-- START PROVIDED RECORDS --

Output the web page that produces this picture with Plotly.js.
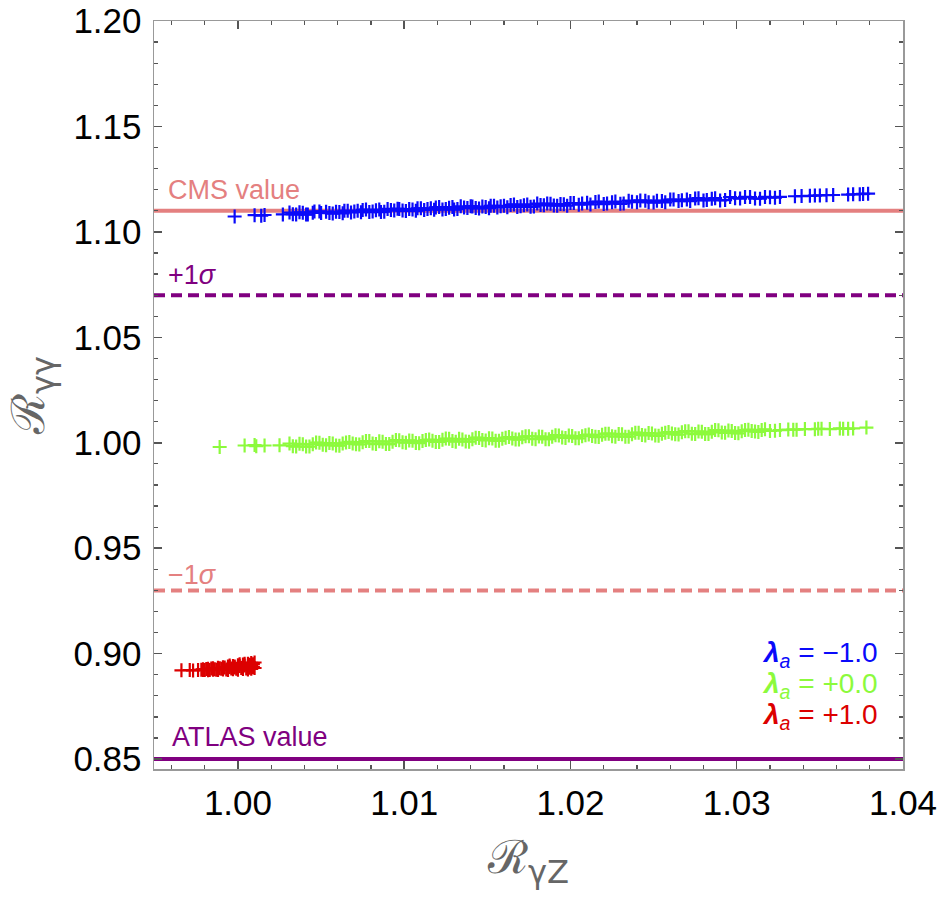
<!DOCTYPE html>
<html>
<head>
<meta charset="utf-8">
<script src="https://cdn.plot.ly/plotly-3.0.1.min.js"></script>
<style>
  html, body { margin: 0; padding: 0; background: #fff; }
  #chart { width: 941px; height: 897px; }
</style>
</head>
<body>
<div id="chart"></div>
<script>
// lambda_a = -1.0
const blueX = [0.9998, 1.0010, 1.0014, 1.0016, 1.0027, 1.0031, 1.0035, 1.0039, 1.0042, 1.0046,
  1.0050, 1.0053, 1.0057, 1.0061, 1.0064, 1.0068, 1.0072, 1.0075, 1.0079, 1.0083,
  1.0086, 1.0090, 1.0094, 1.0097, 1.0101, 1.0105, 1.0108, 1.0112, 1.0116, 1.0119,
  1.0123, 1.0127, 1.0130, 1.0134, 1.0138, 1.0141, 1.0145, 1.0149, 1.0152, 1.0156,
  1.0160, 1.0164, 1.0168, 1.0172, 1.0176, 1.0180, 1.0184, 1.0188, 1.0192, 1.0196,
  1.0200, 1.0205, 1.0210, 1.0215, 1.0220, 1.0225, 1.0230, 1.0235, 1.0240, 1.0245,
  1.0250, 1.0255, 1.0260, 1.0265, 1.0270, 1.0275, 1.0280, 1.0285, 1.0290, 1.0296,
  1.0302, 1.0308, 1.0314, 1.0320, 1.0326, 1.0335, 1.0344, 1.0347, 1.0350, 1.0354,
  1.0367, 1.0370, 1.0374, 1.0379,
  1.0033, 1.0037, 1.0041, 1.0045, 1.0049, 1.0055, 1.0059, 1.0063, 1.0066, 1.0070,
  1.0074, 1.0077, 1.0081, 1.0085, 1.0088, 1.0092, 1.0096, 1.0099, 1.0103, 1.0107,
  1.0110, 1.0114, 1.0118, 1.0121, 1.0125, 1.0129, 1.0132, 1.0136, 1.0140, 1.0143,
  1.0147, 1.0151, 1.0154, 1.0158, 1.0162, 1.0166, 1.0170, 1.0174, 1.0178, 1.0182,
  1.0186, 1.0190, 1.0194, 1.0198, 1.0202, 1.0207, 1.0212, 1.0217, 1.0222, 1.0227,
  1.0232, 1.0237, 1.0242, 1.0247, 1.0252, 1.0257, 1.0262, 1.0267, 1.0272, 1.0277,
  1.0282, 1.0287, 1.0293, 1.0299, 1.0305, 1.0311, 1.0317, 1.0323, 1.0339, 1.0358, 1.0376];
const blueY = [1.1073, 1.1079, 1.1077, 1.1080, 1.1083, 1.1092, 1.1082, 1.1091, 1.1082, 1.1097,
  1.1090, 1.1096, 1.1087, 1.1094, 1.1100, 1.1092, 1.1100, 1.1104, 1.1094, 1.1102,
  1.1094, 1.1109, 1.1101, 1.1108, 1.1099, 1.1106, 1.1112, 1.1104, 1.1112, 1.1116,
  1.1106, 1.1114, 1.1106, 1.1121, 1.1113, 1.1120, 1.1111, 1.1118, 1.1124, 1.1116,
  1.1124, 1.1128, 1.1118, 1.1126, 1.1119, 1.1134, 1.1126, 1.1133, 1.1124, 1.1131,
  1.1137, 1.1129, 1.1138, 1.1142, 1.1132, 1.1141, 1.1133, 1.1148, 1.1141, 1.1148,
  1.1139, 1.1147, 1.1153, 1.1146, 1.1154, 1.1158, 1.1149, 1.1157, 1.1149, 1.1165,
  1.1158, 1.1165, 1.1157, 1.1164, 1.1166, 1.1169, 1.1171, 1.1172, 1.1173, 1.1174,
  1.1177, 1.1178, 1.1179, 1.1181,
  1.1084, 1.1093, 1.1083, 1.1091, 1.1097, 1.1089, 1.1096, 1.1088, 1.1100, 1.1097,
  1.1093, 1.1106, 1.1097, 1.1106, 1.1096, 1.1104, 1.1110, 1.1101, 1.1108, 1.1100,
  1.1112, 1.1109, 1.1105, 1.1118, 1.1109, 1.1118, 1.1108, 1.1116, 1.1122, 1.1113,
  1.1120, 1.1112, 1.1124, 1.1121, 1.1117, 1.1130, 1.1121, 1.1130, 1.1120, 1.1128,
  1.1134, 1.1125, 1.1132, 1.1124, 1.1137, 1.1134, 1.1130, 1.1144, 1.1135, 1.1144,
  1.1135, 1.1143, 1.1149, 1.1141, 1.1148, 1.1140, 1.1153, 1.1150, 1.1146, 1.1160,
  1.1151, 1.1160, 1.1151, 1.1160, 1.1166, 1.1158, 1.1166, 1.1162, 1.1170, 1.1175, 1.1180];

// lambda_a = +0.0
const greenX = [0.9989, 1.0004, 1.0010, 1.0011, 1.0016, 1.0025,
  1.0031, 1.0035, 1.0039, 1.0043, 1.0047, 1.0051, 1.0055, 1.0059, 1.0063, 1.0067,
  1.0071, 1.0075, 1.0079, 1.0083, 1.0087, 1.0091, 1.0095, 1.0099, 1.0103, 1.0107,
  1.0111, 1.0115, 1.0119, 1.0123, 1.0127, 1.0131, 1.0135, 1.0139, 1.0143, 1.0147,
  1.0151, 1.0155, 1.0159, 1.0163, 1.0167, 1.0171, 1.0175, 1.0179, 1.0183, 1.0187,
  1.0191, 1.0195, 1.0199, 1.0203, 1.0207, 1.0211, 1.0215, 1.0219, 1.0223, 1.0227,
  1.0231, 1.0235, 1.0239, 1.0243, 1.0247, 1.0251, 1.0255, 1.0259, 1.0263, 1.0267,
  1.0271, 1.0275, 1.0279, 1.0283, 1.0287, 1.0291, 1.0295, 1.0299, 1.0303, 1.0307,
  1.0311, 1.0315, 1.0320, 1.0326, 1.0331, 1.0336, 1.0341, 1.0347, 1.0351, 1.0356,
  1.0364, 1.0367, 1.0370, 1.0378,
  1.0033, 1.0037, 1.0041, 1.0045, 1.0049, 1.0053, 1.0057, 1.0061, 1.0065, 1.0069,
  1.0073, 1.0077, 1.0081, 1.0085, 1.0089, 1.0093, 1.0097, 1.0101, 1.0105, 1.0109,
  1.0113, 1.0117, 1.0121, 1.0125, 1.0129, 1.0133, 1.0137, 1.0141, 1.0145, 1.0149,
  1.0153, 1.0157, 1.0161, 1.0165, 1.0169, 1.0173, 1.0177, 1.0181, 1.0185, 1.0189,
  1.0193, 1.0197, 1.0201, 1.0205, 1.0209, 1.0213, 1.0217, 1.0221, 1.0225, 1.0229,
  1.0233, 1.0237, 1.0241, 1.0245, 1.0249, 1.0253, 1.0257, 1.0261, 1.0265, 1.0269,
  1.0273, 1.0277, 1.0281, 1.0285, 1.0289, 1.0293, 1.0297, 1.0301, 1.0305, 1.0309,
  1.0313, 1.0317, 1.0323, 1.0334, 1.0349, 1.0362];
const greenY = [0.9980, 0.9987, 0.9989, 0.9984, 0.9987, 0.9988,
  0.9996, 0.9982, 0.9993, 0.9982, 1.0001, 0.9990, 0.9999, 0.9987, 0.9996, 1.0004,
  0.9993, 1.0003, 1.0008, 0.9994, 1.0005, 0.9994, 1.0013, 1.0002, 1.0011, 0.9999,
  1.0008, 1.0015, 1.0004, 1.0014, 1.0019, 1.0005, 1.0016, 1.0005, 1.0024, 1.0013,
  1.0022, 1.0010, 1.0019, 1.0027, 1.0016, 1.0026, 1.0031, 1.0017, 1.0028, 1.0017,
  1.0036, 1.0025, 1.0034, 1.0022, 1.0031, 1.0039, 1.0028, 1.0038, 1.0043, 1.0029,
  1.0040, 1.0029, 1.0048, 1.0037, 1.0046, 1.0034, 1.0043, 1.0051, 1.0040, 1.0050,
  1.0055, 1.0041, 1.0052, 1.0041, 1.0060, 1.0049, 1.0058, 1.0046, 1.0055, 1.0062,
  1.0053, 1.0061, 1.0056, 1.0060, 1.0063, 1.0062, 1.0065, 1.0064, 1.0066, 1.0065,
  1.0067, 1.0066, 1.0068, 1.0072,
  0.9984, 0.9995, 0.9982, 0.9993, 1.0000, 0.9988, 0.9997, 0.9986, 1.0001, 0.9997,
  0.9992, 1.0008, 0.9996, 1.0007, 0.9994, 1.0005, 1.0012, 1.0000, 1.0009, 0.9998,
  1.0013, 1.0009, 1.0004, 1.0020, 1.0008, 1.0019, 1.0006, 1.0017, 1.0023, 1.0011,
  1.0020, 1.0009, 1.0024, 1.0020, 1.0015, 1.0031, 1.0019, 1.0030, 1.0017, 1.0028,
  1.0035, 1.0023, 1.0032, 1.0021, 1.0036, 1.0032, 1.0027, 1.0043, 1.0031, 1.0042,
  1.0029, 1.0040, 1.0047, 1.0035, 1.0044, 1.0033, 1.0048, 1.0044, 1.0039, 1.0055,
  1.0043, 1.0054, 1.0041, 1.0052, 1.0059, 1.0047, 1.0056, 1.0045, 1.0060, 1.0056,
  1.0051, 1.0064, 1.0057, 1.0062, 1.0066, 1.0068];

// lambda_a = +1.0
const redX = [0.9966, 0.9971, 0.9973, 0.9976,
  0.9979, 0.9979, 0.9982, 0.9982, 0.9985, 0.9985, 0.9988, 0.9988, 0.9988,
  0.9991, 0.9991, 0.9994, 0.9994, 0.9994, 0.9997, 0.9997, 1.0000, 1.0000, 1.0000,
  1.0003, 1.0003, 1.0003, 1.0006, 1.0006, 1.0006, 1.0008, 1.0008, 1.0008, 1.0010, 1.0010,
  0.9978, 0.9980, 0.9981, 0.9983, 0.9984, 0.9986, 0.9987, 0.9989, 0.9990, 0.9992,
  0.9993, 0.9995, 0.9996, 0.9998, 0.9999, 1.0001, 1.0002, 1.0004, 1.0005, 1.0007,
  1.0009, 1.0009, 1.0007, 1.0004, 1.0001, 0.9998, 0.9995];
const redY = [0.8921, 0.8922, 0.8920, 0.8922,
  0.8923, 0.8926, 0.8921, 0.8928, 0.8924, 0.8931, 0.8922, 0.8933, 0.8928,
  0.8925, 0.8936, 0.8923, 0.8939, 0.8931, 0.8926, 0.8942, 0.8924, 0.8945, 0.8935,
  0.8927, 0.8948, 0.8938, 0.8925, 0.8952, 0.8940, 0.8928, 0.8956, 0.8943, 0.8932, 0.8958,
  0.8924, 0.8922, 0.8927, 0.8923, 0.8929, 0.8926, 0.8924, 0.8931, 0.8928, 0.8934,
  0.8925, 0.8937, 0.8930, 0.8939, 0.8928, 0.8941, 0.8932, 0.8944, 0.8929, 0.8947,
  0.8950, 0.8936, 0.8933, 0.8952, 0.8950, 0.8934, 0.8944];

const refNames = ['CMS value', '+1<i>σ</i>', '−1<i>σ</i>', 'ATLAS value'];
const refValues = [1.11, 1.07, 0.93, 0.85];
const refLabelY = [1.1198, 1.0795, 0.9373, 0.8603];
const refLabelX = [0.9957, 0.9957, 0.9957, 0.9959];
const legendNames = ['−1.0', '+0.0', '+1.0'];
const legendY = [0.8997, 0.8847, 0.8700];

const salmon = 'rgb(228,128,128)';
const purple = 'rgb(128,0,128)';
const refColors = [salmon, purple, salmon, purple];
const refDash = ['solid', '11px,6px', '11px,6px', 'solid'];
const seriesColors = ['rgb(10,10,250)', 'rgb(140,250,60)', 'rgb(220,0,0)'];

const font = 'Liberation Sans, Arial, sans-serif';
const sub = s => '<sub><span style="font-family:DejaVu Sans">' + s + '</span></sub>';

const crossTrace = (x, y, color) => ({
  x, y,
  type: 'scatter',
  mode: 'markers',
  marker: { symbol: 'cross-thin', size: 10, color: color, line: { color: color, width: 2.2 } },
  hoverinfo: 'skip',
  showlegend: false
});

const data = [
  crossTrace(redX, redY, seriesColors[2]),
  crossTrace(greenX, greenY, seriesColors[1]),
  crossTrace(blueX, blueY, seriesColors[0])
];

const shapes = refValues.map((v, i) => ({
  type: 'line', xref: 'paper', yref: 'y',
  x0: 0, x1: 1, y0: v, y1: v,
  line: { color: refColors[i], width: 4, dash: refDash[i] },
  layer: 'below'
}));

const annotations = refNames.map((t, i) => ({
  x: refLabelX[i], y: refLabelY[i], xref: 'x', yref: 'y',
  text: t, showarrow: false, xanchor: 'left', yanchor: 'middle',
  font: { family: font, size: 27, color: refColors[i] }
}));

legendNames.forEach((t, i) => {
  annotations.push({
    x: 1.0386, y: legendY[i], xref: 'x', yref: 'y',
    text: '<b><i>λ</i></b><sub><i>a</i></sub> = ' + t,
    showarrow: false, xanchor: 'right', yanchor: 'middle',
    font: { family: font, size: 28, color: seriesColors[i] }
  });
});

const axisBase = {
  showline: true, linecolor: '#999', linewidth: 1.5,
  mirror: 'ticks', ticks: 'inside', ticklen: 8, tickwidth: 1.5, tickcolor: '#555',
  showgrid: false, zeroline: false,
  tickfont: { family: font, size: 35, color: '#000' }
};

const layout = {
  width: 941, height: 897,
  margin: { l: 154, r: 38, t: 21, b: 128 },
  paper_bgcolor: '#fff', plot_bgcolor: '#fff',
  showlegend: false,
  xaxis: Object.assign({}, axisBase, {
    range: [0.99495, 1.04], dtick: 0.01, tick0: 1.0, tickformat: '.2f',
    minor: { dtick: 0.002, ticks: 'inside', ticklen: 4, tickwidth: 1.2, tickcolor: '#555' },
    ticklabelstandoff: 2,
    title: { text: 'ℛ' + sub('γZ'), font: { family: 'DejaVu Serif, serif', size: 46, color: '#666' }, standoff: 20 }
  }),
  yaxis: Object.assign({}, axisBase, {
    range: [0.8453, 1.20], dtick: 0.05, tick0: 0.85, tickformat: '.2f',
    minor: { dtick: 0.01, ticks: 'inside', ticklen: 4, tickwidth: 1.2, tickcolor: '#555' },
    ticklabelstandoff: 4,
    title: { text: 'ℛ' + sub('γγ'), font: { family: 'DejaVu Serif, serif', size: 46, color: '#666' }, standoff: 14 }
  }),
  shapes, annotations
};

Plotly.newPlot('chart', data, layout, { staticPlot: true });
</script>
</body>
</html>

-- END PROVIDED RECORDS --
-- START PROVIDED RECORDS --

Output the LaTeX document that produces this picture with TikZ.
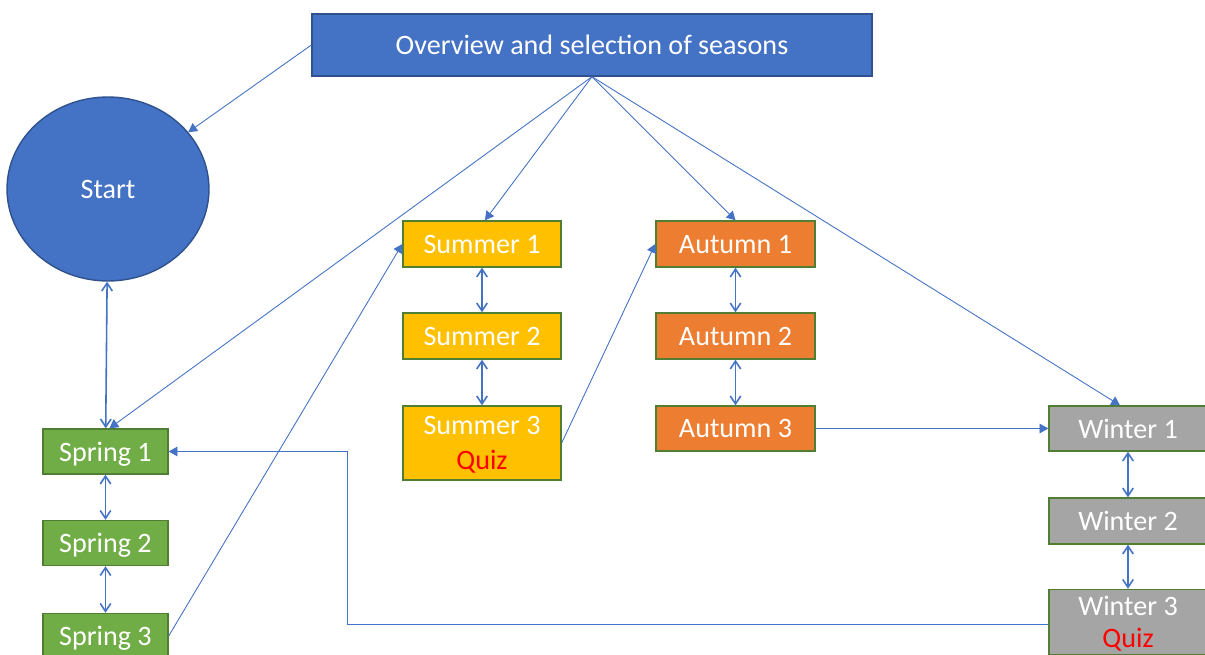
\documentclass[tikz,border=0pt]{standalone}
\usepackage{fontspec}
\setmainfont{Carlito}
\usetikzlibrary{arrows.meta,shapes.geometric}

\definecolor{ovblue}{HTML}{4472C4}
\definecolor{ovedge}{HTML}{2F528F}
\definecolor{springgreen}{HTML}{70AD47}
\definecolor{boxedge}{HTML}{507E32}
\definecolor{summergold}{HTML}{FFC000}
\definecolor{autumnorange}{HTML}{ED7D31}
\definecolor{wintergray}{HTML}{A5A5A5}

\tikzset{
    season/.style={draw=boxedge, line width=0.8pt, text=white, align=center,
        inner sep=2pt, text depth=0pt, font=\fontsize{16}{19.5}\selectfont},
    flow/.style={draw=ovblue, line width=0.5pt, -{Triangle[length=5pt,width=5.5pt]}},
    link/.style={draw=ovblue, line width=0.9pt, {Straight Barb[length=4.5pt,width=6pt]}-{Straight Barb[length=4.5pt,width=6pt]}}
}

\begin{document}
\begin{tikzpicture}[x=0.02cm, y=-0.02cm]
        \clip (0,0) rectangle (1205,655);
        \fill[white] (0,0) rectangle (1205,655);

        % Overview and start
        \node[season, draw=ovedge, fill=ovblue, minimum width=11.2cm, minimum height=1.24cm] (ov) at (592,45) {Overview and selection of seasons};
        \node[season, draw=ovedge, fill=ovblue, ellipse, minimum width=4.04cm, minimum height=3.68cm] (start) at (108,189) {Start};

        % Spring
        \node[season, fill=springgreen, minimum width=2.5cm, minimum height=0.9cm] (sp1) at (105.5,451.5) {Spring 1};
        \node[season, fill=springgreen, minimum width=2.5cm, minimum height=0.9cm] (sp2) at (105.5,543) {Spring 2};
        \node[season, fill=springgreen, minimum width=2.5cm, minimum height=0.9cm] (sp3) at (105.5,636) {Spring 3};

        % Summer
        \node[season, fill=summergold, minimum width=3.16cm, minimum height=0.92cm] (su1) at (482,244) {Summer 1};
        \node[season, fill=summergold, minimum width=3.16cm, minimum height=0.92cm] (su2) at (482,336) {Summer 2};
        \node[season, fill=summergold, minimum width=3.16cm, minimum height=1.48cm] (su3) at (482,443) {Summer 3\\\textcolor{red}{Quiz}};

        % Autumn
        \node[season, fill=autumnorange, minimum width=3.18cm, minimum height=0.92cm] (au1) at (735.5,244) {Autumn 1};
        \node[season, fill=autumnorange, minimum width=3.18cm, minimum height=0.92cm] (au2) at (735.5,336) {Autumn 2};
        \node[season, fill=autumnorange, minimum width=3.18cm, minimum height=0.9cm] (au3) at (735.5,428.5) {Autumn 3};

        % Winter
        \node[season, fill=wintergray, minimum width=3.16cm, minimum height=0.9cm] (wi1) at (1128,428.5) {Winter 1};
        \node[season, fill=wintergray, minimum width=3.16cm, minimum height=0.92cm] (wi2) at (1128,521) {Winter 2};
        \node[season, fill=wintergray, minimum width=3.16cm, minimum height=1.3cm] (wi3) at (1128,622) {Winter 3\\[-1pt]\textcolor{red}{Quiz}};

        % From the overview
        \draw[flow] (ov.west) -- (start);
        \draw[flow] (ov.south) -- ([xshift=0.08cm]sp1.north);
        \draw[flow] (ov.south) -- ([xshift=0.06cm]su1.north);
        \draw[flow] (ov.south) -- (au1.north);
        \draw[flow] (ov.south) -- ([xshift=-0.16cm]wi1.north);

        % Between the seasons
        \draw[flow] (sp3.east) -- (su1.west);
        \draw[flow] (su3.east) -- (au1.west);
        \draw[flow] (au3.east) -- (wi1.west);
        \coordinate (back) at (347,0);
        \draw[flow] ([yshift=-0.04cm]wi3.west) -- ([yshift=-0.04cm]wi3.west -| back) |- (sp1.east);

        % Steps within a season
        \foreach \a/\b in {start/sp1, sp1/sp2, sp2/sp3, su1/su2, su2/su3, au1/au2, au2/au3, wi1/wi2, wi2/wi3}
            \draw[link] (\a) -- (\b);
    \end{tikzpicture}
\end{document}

-- END PROVIDED RECORDS --
-- START PROVIDED RECORDS --

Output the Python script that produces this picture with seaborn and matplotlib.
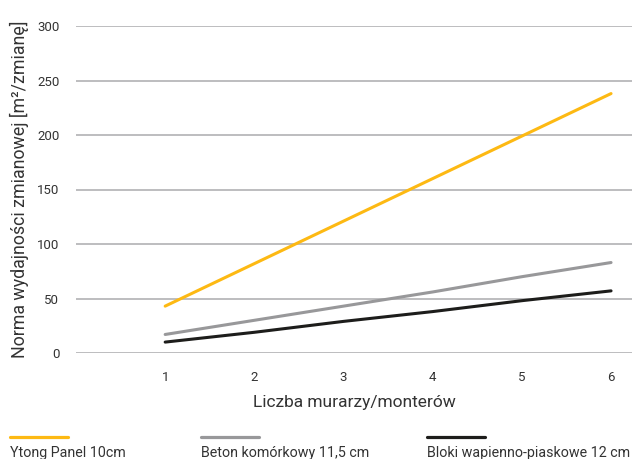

-- END PROVIDED RECORDS --

*REQUIREMENT:* Return each line of the listing that holds the string "Output".

*CORRECT RESULT:*
Output the web page that produces this picture with Plotly.js.
Output the LaTeX document that produces this picture with TikZ.
Output the Python script that produces this picture with seaborn and matplotlib.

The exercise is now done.